„Gegenhalten gegen die Verharmlosung rechter Gewalt“
Seit sechs Jahren erst ist er in Konstanz, dennoch mischt er die Kommunalpolitik gehörig auf: Gyrel Herrmann (28) studiert Chemie, ist Vorsitzender der Jungsozialisten und organisiert morgen die Konstanzer Demonstration gegen Rechts. „Dabei geht es nicht um Parteipolitik, sondern um einen Protest aller Demokraten.“ seemoz sprach mit Gyrel über die Rechten am Bodensee und die Verharmlosungen durch die Verantwortlichen.
Rechte Gewalt gab es immer schon, 182 Morde rechter Gewalttäter allein in den letzten zehn Jahren sind dokumentiert. Warum also die Demonstration gerade jetzt?
Nicht die Informationen über die aktuellen Morde sind Anlass für diesen Protest. Sondern die Verharmlosung dieser Taten durch den Verfassungsschutz und die Regierung. Der ehemalige Verfassungschef von Thüringen konnte jahrelang behaupten, linke Gewerkschafter seien gefährlicher als rechte Gewalttäter. Die Bundesministerin Schröder kürzt gleichzeitig die Mittel zur Nazi-Beobachtung – da läuft etwas grundsätzlich schief in dieser Republik.
Und warum ein Protest gerade in unserer beschaulichen Bodensee-Region?
Die Region Oberschwaben und der Landkreis Konstanz zählen zu den braunsten Regionen im Land. Um Engen herum hat sich eine braune Zelle formiert, die viel zu wenig wahrgenommen wird. Die Polizei wiegelt auch in diesem Fall ab: Es gäbe kein Problem mit Rechten in Konstanz und im Landkreis, wird immer wieder behauptet. Aber ganz persönliche Erfahrungen lassen mich an dieser Einschätzung zweifeln.
Welche persönlichen Erfahrungen?
Ich schaute in der Kneipe ein Fußballspiel. Der türkischstämmige Nationalspieler Özil schoss am Tor vorbei. Aus dem Hintergrund kommt der Ruf „Scheiß Kanake“. Dagegen müssen wir uns wehren: Gegen den alltäglichen Fremdenhass muss jeder von uns aufbegehren, sich zu Wort melden und gegenhalten. Deshalb finde ich es auch bemerkenswert, dass mit Uni-Rektor Rüdiger und Theater-Intendant Nix zwei ganz unterschiedliche Typen die Schirmherrschaft über die morgige Demonstration übernommen haben.
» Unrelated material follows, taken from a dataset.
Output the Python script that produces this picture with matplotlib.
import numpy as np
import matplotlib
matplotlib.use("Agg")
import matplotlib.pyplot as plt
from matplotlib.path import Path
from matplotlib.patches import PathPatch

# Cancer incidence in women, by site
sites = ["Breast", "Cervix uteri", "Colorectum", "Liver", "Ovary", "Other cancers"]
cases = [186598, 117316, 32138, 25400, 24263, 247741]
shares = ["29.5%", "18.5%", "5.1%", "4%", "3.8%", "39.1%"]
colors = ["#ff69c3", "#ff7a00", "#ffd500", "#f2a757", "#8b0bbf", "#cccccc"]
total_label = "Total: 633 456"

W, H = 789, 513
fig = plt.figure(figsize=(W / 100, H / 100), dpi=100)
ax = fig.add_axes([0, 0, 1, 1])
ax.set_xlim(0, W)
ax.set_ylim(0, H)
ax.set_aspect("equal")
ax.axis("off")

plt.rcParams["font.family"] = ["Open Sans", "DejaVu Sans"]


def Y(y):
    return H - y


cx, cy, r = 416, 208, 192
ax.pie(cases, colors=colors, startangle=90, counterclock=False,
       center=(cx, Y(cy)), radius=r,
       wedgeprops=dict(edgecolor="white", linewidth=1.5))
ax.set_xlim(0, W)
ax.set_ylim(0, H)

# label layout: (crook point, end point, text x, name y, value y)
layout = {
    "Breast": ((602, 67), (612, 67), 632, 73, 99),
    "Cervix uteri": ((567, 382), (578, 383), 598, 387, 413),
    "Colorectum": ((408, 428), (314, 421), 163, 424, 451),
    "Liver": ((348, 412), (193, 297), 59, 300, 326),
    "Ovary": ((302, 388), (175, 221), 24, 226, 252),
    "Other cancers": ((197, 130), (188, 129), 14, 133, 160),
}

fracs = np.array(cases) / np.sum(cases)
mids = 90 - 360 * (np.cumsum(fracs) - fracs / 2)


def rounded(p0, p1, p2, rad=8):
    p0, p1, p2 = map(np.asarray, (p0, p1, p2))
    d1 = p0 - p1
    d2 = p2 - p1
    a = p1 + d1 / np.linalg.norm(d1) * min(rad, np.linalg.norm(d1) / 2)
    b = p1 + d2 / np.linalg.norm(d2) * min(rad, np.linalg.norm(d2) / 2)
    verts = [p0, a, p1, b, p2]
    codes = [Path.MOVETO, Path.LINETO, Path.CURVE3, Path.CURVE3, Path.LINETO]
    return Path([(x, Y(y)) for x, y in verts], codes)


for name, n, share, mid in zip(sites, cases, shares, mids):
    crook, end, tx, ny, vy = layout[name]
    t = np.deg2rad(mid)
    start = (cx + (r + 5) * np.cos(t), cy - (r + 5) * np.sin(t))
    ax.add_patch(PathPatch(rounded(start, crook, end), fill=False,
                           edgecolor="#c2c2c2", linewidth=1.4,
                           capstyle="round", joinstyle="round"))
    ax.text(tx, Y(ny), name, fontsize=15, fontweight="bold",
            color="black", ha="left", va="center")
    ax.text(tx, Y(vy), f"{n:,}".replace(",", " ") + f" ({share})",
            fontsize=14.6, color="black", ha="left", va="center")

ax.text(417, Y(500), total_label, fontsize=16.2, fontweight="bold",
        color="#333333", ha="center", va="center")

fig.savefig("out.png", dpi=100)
Um 18.30 Uhr gibt es morgen in Anschluss zur Demonstration – die Polizei rechnet mit Hunderten von Demonstranten – eine Veranstaltung auf dem Münsterplatz. Wer wird sich zu Wort melden?
Ich werde ein paar Sätze sagen, vielleicht auch Christoph Nix. Aber auch sonst ist jeder eingeladen, seine Meinung zu äußern.
Die Demonstration findet während der monatlichen Gemeinderatssitzung statt. Viele StadträtInnen würden wohl gerne an der Demo teilnehmen. Deshalb ist an eine Erklärung des Gemeinderates gedacht…
Über eine solche Solidaritätserklärung würde ich mich sehr freuen. Würde sie doch zeigen: Alle Demokraten dieser Stadt stehen gemeinsam gegen die Gefahr von Rechts. Das wäre ein großartiges Zeichen.